I’ve got a lot of love for this game, and when I met up with Ian McCallister from the Giant Brain, and he said he had not played but was interested in giving it a go, I very gladly obliged (and also kicked his ass, but don’t mention it to him; he was pretty broken up by the whole thing). While we were there we playtested a new variant mode for Andrew which really changed the pace and feel of the game – and I don’t know how much more of about that I can say.
This was a very early prototype for the forthcoming game from Alley Cat Games, yes I could have played Dice Hospital again, but since I’m a very intelligent chap and had backed it, I thought I‘d look at something new. The Chocolate Factory finally gives everyone the chance to play Mr Wonka. This charming engine building Euro-style game sees players processing raw cocoa into a variety of different types of confectionary, attempting to fill personal or public contracts. Each turn you’ll add new parts to your factory, gain fuel or specialists in order to make your factory work, but most interestingly you push through another section of your conveyor belt. Which was very satisfying.
A medium weight Euro game, where I had lots to think about and consider each turn, turning ‘This’ into ‘That’, so I can make two of ‘Those’ when I do this. And, all of that with what I suspect to a pretty short playtime. All the types of things I love.
Following Alley Cat Games on Facebook is the best place to stay up to date with how this project progresses, and by my thinking, this is going to another great game, and I’m genuinely excited to see how it looks and plays next time I get a chance (city on Games perhaps…?).

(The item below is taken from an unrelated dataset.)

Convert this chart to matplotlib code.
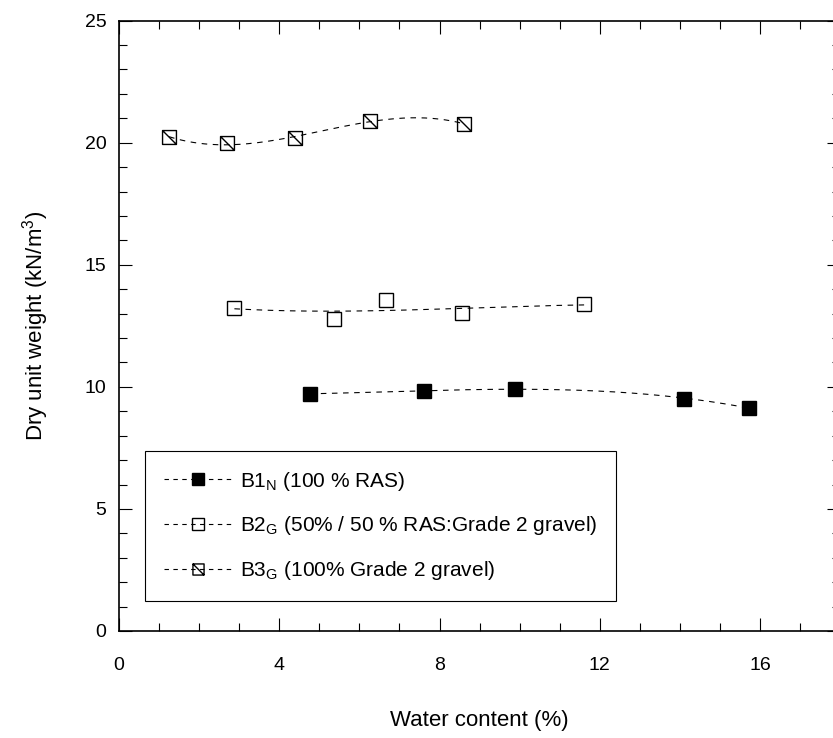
import numpy as np
import matplotlib
matplotlib.use("Agg")
import matplotlib.pyplot as plt
from matplotlib.path import Path
from matplotlib.lines import Line2D
from matplotlib.ticker import MultipleLocator

plt.rcParams['font.family'] = ['Liberation Sans', 'DejaVu Sans']
plt.rcParams['mathtext.default'] = 'regular'

# Compaction test results: water content (%) vs dry unit weight (kN/m3)
b1_w = [4.76, 7.61, 9.88, 14.11, 15.72]
b1_gd = [9.72, 9.82, 9.93, 9.52, 9.14]

b2_w = [2.88, 5.37, 6.67, 8.55, 11.61]
b2_gd = [13.24, 12.80, 13.55, 13.03, 13.38]

b3_w = [1.25, 2.70, 4.40, 6.27, 8.61]
b3_gd = [20.23, 19.97, 20.19, 20.90, 20.77]

labels = [
    r'B1$_{N}$ (100 % RAS)',
    r'B2$_{G}$ (50% / 50 % RAS:Grade 2 gravel)',
    r'B3$_{G}$ (100% Grade 2 gravel)',
]

# square with a diagonal (top-left to bottom-right)
diag_square = Path(
    [(-1, -1), (1, -1), (1, 1), (-1, 1), (-1, -1), (-1, 1), (1, -1)],
    [Path.MOVETO, Path.LINETO, Path.LINETO, Path.LINETO, Path.CLOSEPOLY,
     Path.MOVETO, Path.LINETO],
)

styles = [
    dict(marker='s', mfc='black', mec='black'),
    dict(marker='s', mfc='none', mec='black'),
    dict(marker=diag_square, mfc='none', mec='black'),
]

fig = plt.figure(figsize=(8.33, 7.38), dpi=100)
ax = fig.add_axes([0.1429, 0.145, 0.8656, 0.827])

series = [(b1_w, b1_gd), (b2_w, b2_gd), (b3_w, b3_gd)]
handles = []
for (w, gd), st, lab in zip(series, styles, labels):
    w = np.array(w)
    gd = np.array(gd)
    # third-order trend line through each data set
    coef = np.polyfit(w, gd, 3)
    xs = np.linspace(w.min(), w.max(), 200)
    ax.plot(xs, np.polyval(coef, xs), color='black', lw=0.8,
            dashes=(5, 5), zorder=2)
    ax.plot(w, gd, linestyle='none', ms=10, mew=1.0, zorder=3, **st)
    handles.append(Line2D([], [], color='black', lw=0.8, dashes=(4, 4),
                          ms=8, mew=1.0, label=lab, **st))

ax.set_xlim(0, 18)
ax.set_ylim(0, 25)
ax.xaxis.set_major_locator(MultipleLocator(4))
ax.xaxis.set_minor_locator(MultipleLocator(1))
ax.yaxis.set_major_locator(MultipleLocator(5))
ax.yaxis.set_minor_locator(MultipleLocator(1))

ax.tick_params(which='both', direction='in', top=True, right=True,
               width=0.8, labelsize=14)
ax.tick_params(which='major', length=9.5)
ax.tick_params(which='minor', length=6)
ax.tick_params(axis='x', which='major', pad=19)
ax.tick_params(axis='y', which='major', pad=9)
for sp in ax.spines.values():
    sp.set_linewidth(1.2)

ax.set_xlabel('Water content (%)', fontsize=16, labelpad=26)
ax.set_ylabel('Dry unit weight (kN/m$^3$)', fontsize=16, labelpad=24)

leg = ax.legend(handles=handles, loc='lower left',
                bbox_to_anchor=(0.036, 0.049), borderaxespad=0,
                fontsize=15, handlelength=3.3, handletextpad=0.35,
                labelspacing=1.05, borderpad=0.9, fancybox=False,
                edgecolor='black', framealpha=1)
leg.get_frame().set_linewidth(0.8)

fig.savefig('out.png', dpi=100)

I didn’t get a chance to see Pulsar 2849 from CGE or get a proper chance to have a look at Yogi (the new name and face of a party favourite of mine In A Bind) – but I did get a hug from Bez. Nor could I sit down with Lewis Shaw to play Dead & Breakfast as his booth was always full and with more waiting to play as well as many, many others…
I had a great time at Dragonmeet, and will certainly make in a regular con for me, lots of lovely people, and some brilliant games.